Openness and Sincerity About Suffering Encourages Others

There are other reasons besides fear and insecurity that can lead us to conceal our struggles. Sometimes I am tempted to keep silent about my struggles for fear that I will discourage other Christians. The concern creeps over me that if I share the doubts that are plaguing me or confess how hard a time I'm having with suffering, it will make them doubt too. I think this hesitation misses three crucial benefits of opening up to each other: A) the encouragement and joy others get from helping bear your burdens; B) the encouragement that others get from finding that they are not alone in their struggles and that you wrestle with the same things; and C) combining forces and spurring one another on.

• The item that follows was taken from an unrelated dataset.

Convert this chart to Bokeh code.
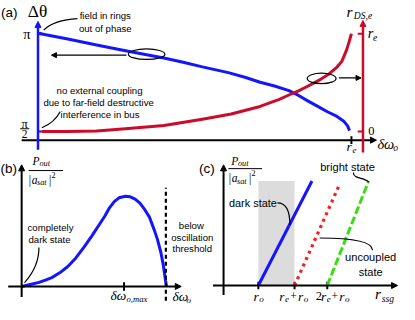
import numpy as np
from bokeh.plotting import figure
from bokeh.models import Range1d, Arrow, NormalHead
from bokeh.core.properties import value
from bokeh.embed import file_html
from bokeh.resources import INLINE

# ---------------- data ----------------
# (a) phase difference between the rings (units of pi) vs detuning (units of r_e)
a_detuning_phase = [0.0, 0.0951, 0.1871, 0.2791, 0.3466, 0.4018, 0.4632, 0.5245, 0.6074, 0.6626,
                    0.7086, 0.7546, 0.8006, 0.8313, 0.8620, 0.8926, 0.9233, 0.9540, 0.9755, 0.9877, 0.9939]
a_phase_over_pi = [1.0, 0.971, 0.940, 0.911, 0.891, 0.874, 0.853, 0.829, 0.800, 0.775,
                   0.751, 0.732, 0.708, 0.684, 0.655, 0.628, 0.601, 0.577, 0.553, 0.529, 0.505]
# (a) dark-state radius r_DS,e (units of r_e) vs detuning
a_detuning_radius = [0.0123, 0.0951, 0.1871, 0.2791, 0.4018, 0.5245, 0.6166, 0.7086, 0.7699, 0.8006,
                     0.8313, 0.8620, 0.9018, 0.9294, 0.9540, 0.9693, 0.9847, 0.9939, 1.0]
a_radius = [0.0, 0.0, 0.005, 0.029, 0.063, 0.126, 0.180, 0.257, 0.330, 0.374,
            0.417, 0.466, 0.534, 0.592, 0.660, 0.718, 0.835, 0.932, 1.0]
a_phase_ticks = [0.5, 1.0]          # pi/2, pi
a_radius_ticks = [0.0, 1.0]         # 0, r_e
a_radius_tick_labels = ["0", "r_e"]
a_detuning_ticks = [1.0]            # r_e

# (b) output power vs detuning
b_detuning = [0.0, 0.075, 0.12, 0.165, 0.209, 0.264, 0.32, 0.376, 0.431, 0.487, 0.542, 0.575, 0.609,
              0.642, 0.675, 0.72, 0.753, 0.787, 0.82, 0.853, 0.887, 0.92, 0.942, 0.965, 0.982, 0.998, 1.005]
b_power = [0.0, 0.028, 0.045, 0.070, 0.098, 0.151, 0.221, 0.316, 0.432, 0.561, 0.695, 0.775, 0.871,
           0.940, 0.982, 1.0, 0.993, 0.968, 0.923, 0.853, 0.765, 0.624, 0.519, 0.379, 0.239, 0.063, 0.0]
b_detuning_max = 0.71
b_threshold = 1.0

# (c) output power vs r_ssg (r_o = 1)
c_ticks = [1.0, 2.04, 2.98]         # r_o, r_e + r_o, 2r_e + r_o
c_dark_r = [1.0, 2.54]
c_dark_p = [0.0, 1.0]
c_uncoupled_r = [2.04, 3.34]
c_uncoupled_p = [0.0, 0.973]
c_bright_r = [2.98, 4.17]
c_bright_p = [0.0, 1.0]
c_shade_left, c_shade_right, c_shade_top = 1.0, 2.04, 1.0

# ---------------- layout ----------------
RW, RH = 415, 320
W, H = 399, 304
FS = W / RW

BLUE = "#1414ff"
RED = "#cc0a2a"
RED2 = "#ff1a1a"
GREEN = "#3cdc14"
GRAY = "#dcdcdc"
SANS = "Liberation Sans"
SERIF = "Liberation Serif"


class Map:
    def __init__(self, ox, sx, oy, sy):
        self.ox, self.sx, self.oy, self.sy = ox, sx, oy, sy

    def x(self, X):
        return (X - self.ox) / self.sx

    def y(self, Y):
        return (self.oy - Y) / self.sy

    def X(self, x):
        return self.ox + self.sx * x

    def Y(self, y):
        return self.oy - self.sy * y

    def xr(self):
        return Range1d(self.x(0), self.x(RW))

    def yr(self):
        return Range1d(self.y(RH), self.y(0))


A = Map(39, 326, 241.5, 207)
AR = Map(39, 326, 138, 103)
B = Map(22, 150, 301, 95)
C = Map(232, 36.2, 300, 110)

p = figure(width=W, height=H, x_range=A.xr(), y_range=A.yr(),
           x_axis_type=None, y_axis_type=None, output_backend="svg",
           toolbar_location=None, min_border=0, outline_line_color=None)
p.extra_x_ranges = {"b": B.xr(), "c": C.xr(), "px": Range1d(0, RW)}
p.extra_y_ranges = {"r": AR.yr(), "b": B.yr(), "c": C.yr(), "py": Range1d(RH, 0)}
p.background_fill_color = "white"
p.border_fill_color = "white"


def txt(X, Y, s, size, font=SANS, style="normal", align="center", color="black"):
    p.text(x=[X], y=[Y], text=[s], x_range_name="px", y_range_name="py",
           text_font=value(font), text_font_size=f"{size * FS:.1f}px",
           text_font_style=style, text_align=align, text_baseline="middle",
           text_color=color)


def mi(X, Y, s, size):
    txt(X, Y, s, size, font=SERIF, style="italic", align="left")


def mu(X, Y, s, size):
    txt(X, Y, s, size, font=SERIF, style="normal", align="left")


def arrow(x0, y0, x1, y1, color, lw, xr="default", yr="default", size=6):
    p.add_layout(Arrow(end=NormalHead(size=size, fill_color=color, line_color=color, line_width=1),
                       x_start=x0, y_start=y0, x_end=x1, y_end=y1,
                       line_color=color, line_width=lw,
                       x_range_name=xr, y_range_name=yr))


def seg(X0, Y0, X1, Y1, lw=1.0, color="black"):
    p.segment(x0=[X0], y0=[Y0], x1=[X1], y1=[Y1], x_range_name="px", y_range_name="py",
              line_color=color, line_width=lw)


def bez(p0, c0, c1, p1, lw=1.2):
    p.bezier(x0=[p0[0]], y0=[p0[1]], x1=[p1[0]], y1=[p1[1]],
             cx0=[c0[0]], cy0=[c0[1]], cx1=[c1[0]], cy1=[c1[1]],
             x_range_name="px", y_range_name="py", line_color="black", line_width=lw)


def ell(X, Y, w, h):
    p.ellipse(x=[X], y=[Y], width=[w * FS], height=[h * 0.95], width_units="screen",
              height_units="screen", x_range_name="px", y_range_name="py",
              fill_color=None, line_color="black", line_width=1.2)


# ================= panel (a) =================
p.line(a_detuning_phase, a_phase_over_pi, line_color=BLUE, line_width=3, line_join="round")
p.line(a_detuning_radius, a_radius, y_range_name="r", line_color=RED, line_width=3, line_join="round")
# small blue ticks on the phase axis
p.segment(x0=[0.0] * len(a_phase_ticks), x1=[A.x(43)] * len(a_phase_ticks),
          y0=a_phase_ticks, y1=a_phase_ticks, line_color=BLUE, line_width=2)
# axes
arrow(A.x(22), A.y(147), A.x(391), A.y(147), "black", 2)
arrow(0.0, A.y(157), 0.0, A.y(22), BLUE, 2.5)
arrow(A.x(377), AR.y(160), A.x(377), AR.y(21), RED, 2.5, yr="r")
p.segment(x0=[A.x(371.5)] * 2, x1=[A.x(377)] * 2, y0=a_radius_ticks, y1=a_radius_ticks,
          y_range_name="r", line_color=RED, line_width=2)
p.segment(x0=a_detuning_ticks, x1=a_detuning_ticks, y0=[A.y(143)], y1=[A.y(151)],
          line_color="black", line_width=2)

txt(0.5, 12.5, "(a)", 14, align="left")
txt(38.5, 12, "Δθ", 18, font=SERIF)
# phase tick labels
txt(27.5, A.Y(a_phase_ticks[1]) + 0.5, "π", 15, font=SERIF)
Yh = A.Y(a_phase_ticks[0])
txt(25, Yh - 8.5, "π", 13, font=SERIF)
seg(20.5, Yh - 3, 30, Yh - 3, 1.0)
txt(25, Yh + 2.5, "2", 12, font=SERIF)
# right axis labels
mi(360, 12, "r", 16)
mi(367.5, 16, "DS,e", 10)
Ye = AR.Y(a_radius_ticks[1])
mi(382, Ye - 1, "r", 15)
mi(387.5, Ye + 3.5, "e", 10)
mu(382.5, AR.Y(a_radius_ticks[0]) - 1, a_radius_tick_labels[0], 13)
# x labels
Xt = A.X(a_detuning_ticks[0])
mi(Xt - 5, 153.5, "r", 14)
mi(Xt + 1, 157.5, "e", 9.5)
mi(392, 151, "δω", 15)
mi(408.5, 155, "o", 10)
# callouts
ell(152, 56.5, 38, 11)
arrow(131, 57.5, 53, 57.5, "black", 1.2, xr="px", yr="py", size=5)
ell(334, 82, 30, 11)
arrow(352, 81.5, 375, 81.5, "black", 1.2, xr="px", yr="py", size=5)
txt(109, 16, "field in rings", 10)
txt(109, 29, "out of phase", 10)
bez((45, 31), (52, 24), (62, 20), (80, 19))
txt(103, 95, "no external coupling", 10)
txt(102, 107.5, "due to far-field destructive", 10)
txt(103.5, 119.5, "interference in bus", 10)
bez((43, 134), (52, 130), (58, 125), (62, 117))

# ================= panel (b) =================
arrow(0.0, B.y(312), 0.0, B.y(173), "black", 2, xr="b", yr="b")
arrow(B.x(8), 0.0, B.x(188), 0.0, "black", 2, xr="b", yr="b")
p.line(b_detuning, b_power, x_range_name="b", y_range_name="b", line_color=BLUE, line_width=3,
       line_join="round")
p.segment(x0=[b_threshold], x1=[b_threshold], y0=[B.y(316)], y1=[B.y(197)],
          x_range_name="b", y_range_name="b", line_color="black", line_width=2.2, line_dash="4 3")
p.segment(x0=[b_detuning_max], x1=[b_detuning_max], y0=[B.y(305.5)], y1=[B.y(296.5)],
          x_range_name="b", y_range_name="b", line_color="black", line_width=2)

txt(0, 177, "(b)", 14, align="left")
mi(33.3, 169, "P", 12)
mi(40.5, 172, "out", 8.5)
seg(29.3, 179, 65, 179, 1.0)
mu(29.5, 188.5, "|", 12)
mi(32.5, 189, "a", 12)
mi(38, 192, "sat", 8.5)
mu(50.5, 188.5, "|", 12)
mu(53, 184, "2", 8.5)
Xm = B.X(b_detuning_max)
mi(Xm - 14, 311, "δω", 14)
mi(Xm + 2.5, 314.5, "o,max", 9)
mi(179, 312, "δω", 14)
mi(193.5, 315.5, "o", 9.5)
txt(52, 239, "completely", 10)
txt(51, 251.5, "dark state", 10)
bez((25, 297), (33, 288), (40, 276), (40, 260))
txt(198.5, 237, "below", 10)
txt(199.5, 249, "oscillation", 10)
txt(199.5, 261, "threshold", 10)

# ================= panel (c) =================
p.quad(left=[c_shade_left], right=[c_shade_right], bottom=[0.0], top=[c_shade_top],
       x_range_name="c", y_range_name="c", fill_color=GRAY, line_color=None)
arrow(0.0, C.y(310), 0.0, C.y(173), "black", 2, xr="c", yr="c")
arrow(C.x(221), 0.0, C.x(413), 0.0, "black", 2, xr="c", yr="c")
p.segment(x0=c_ticks, x1=c_ticks, y0=[C.y(304)] * 3, y1=[C.y(296)] * 3,
          x_range_name="c", y_range_name="c", line_color="black", line_width=2)
p.line(c_dark_r, c_dark_p, x_range_name="c", y_range_name="c", line_color=BLUE, line_width=3)
p.line(c_uncoupled_r, c_uncoupled_p, x_range_name="c", y_range_name="c",
       line_color=RED2, line_width=3.2, line_dash="3 4")
p.line(c_bright_r, c_bright_p, x_range_name="c", y_range_name="c",
       line_color=GREEN, line_width=3, line_dash="8 3")

txt(206.5, 177, "(c)", 14, align="left")
mi(240, 169, "P", 12)
mi(247, 172, "out", 8.5)
seg(237, 177, 272, 177, 1.0)
mu(237.5, 186.5, "|", 12)
mi(240.5, 187, "a", 12)
mi(246, 190, "sat", 8.5)
mu(258.5, 186.5, "|", 12)
mu(261, 182, "2", 8.5)
# tick labels
X1, X2, X3 = (C.X(v) for v in c_ticks)
mi(X1 - 5, 311.5, "r", 14)
mi(X1 + 1, 314.5, "o", 9.5)
mi(X2 - 16, 311.5, "r", 14)
mi(X2 - 10, 314.5, "e", 9.5)
mu(X2 - 4.5, 311.5, "+", 12)
mi(X2 + 3.5, 311.5, "r", 14)
mi(X2 + 9.5, 314.5, "o", 9.5)
mu(X3 - 12, 311.5, "2", 13)
mi(X3 - 6.5, 311.5, "r", 14)
mi(X3 - 0.5, 314.5, "e", 9.5)
mu(X3 + 4.5, 311.5, "+", 12)
mi(X3 + 12.5, 311.5, "r", 14)
mi(X3 + 18.5, 314.5, "o", 9.5)
mi(389.5, 308.5, "r", 16)
mi(396.5, 314, "ssg", 10)
# callouts
txt(262.5, 213, "dark state", 11.3)
bez((288, 213), (296, 213), (301, 220), (301, 236))
txt(361, 175, "bright state", 11.5)
bez((367, 181), (367, 188), (378, 186), (383, 191))
txt(385, 270, "uncoupled", 11.5)
txt(385, 285.5, "state", 11.5)
bez((332, 250), (370, 250), (387, 255), (387, 263))

open("out.html", "w").write(file_html(p, INLINE))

There may be some instances where you are around a person who just really is not ready to hear your doubts or the depth of your suffering, but those situations are usually obvious. When a person is already feeling overwhelmed, you should find someone else to open up to. But most people are not going to go through a crisis just because you tell them honestly that you're having a difficult time, and by concealing how you feel you are preventing the kind of mutual encouragement that helps the church flourish. It is part of our calling as Christians to love and encourage one another and to bear one another's burdens. When you share your struggles with others, you give them the chance to bless you and to experience the joy and satisfaction of helping someone else. If you always keep silent and stay closed up around others, you send a message that they don't have anything helpful to give you. That brings discouragement, but being allowed to help does the opposite.

I also believe that when you open up about your struggles and how you are trying to work through them, you are far more likely to encourage people than discourage them. It is liberating and reassuring to know that other people have the same doubts, fears, disappointments, and pain. The pastors that have blessed me most in dealing with suffering and doubt have been the ones who have freely confessed from the pulpit how they struggle with these things themselves. If this person has struggles like this even after many years of faithful ministry, it reassures me that I'm not a hopeless case just because I am struggling. That openness gives me much-needed hope that I can make valuable contributions even despite my weaknesses. If those pastors had kept silent, the church would be left with the impression that they are just above all those doubts and struggles and that those of us who do struggle are very weak and immature.

Finally, opening up to each other allows us to realize what struggles we have in common and compare notes on how to fight through them. "Iron sharpens iron, and one man sharpens another. " (Proverbs 27:17). We are supposed to spur one another on in life, and we can do this best if we each know where the other needs encouragement and accountability. Opening up to each other allows us to get doubts and suffering out in the open and attack them together. We are nearly always more confident when we have an ally on our side. When one person is discouraged, the other can be positive and reassure him. (See Eccl. 4:9-10). Christ uses the members of His church body to strengthen one another, so let's not be slow to participate!